Hezbollah fighters have pulled back since seizing parts of Lebanon’s capital, but their brazen display has made one thing clear — a private army blamed for terrorist attacks on Western interests and dedicated to the destruction of Israel will be a fixture in this weakened country for a long time.
Lebanon is an ideal incubator for Hezbollah’s military clout, just as Afghanistan served al-Qaeda. Lebanon’s US-funded military does not interfere with the thousands of rockets and missiles that militants are believed to have hidden in basements and bunkers throughout Shiite Muslim areas of the tiny country.
Hezbollah’s refusal to discuss disarmament at talks with Lebanese factions in Qatar last week means it has formidable firepower to unleash at will. This could have wider implications, given Hezbollah’s summer war with Israel two years ago, though some Lebanese suspect Hezbollah’s main objectives include local power grabs and settling ethnic scores.
“Hezbollah’s mask has dropped,” said Ayman Kharma, a Sunni Muslim cleric whose fourth-floor apartment in the northern city of Tripoli was blasted during fighting this month with a militia allied to Hezbollah. “We were in favor of Hezbollah when it was fighting Israel. Now we see it from the inside.”
Kharma was talking about the sectarian tone of the violence, with Shiite militants from Hezbollah targeting Sunnis tied to the government. He spoke in the blackened wreckage of what was his living room, littered with fragments of rocket-propelled grenades.
Hezbollah says its chief goal is to fight Israel and its combat record — burnished by the 2006 war — has earned it respect throughout the Arab world. The attire of a Shiite fighter in the recent fighting in Lebanon testified to past and present conflicts — an Israeli helmet, green fatigues with a “US Army” stamp, a black T-shirt and an American-made M4 carbine with a telescopic sight.
Witnesses say Hezbollah fighters used rocket-propelled grenades and automatic rifles, but refrained from shelling parts of Beirut with mortars, which would have threatened civilians for minimal military gain.
The witnesses said militants handed out mobile phone numbers to shopkeepers, telling them to call if anyone attacked their stores.
Hashim Jaber, a former brigadier general in the Lebanese army, described many Hezbollah combatants as “grade C, grade B” operatives who acted like military policemen, supervising unruly fighters from allied militias.
Unlike Sunni al-Qaeda, Shiite Hezbollah is a social and political movement inspired by Iran’s Islamic revolution. It has stepped back from the spectacular bombings, kidnappings and hijackings in which it was implicated in the 1980s and 1990s, but praises Palestinian suicide bombers and helps the Palestinian group Hamas, which has repeatedly fired rockets into Israel.

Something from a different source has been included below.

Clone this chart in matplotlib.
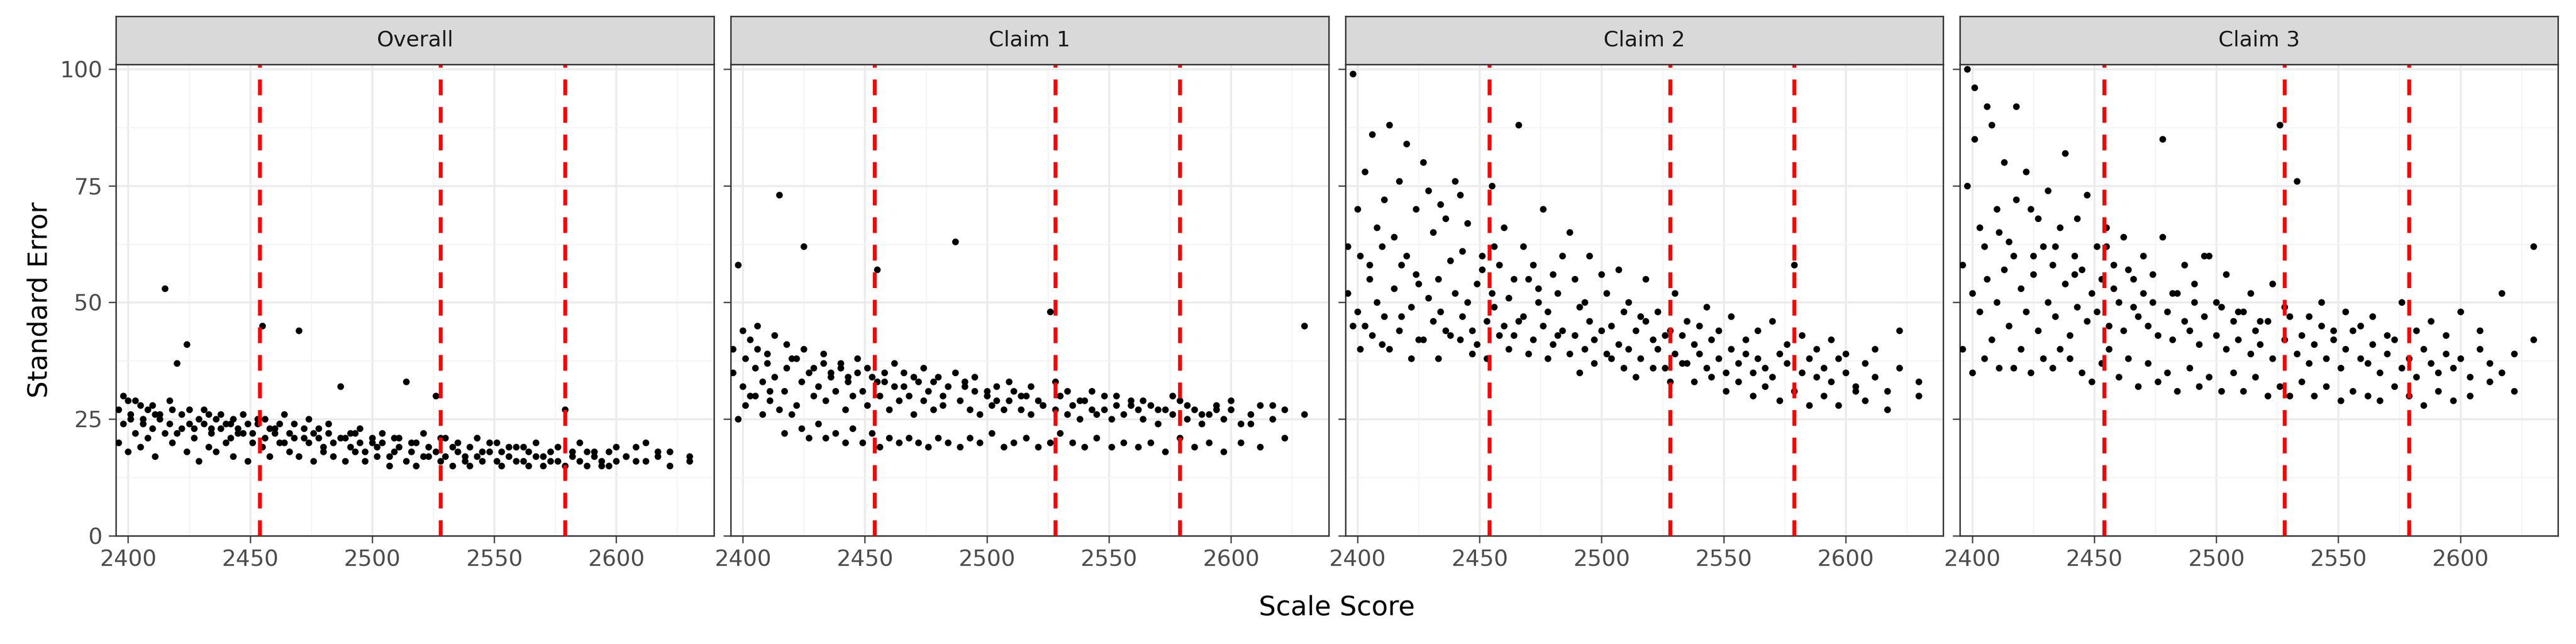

The US lists Hezbollah as a terrorist group and denounces suspected aid by Iran and Syria. Washington also says al-Qaeda have taken advantage of instability to infiltrate Lebanon, where extremism breeds in Palestinian refugee camps.
Hezbollah says it does not have a foreign branch, but it is believed to have operatives and fund raisers as far afield as Latin America, and among other Shiite Muslim communities in Lebanon’s diaspora of more than 10 million.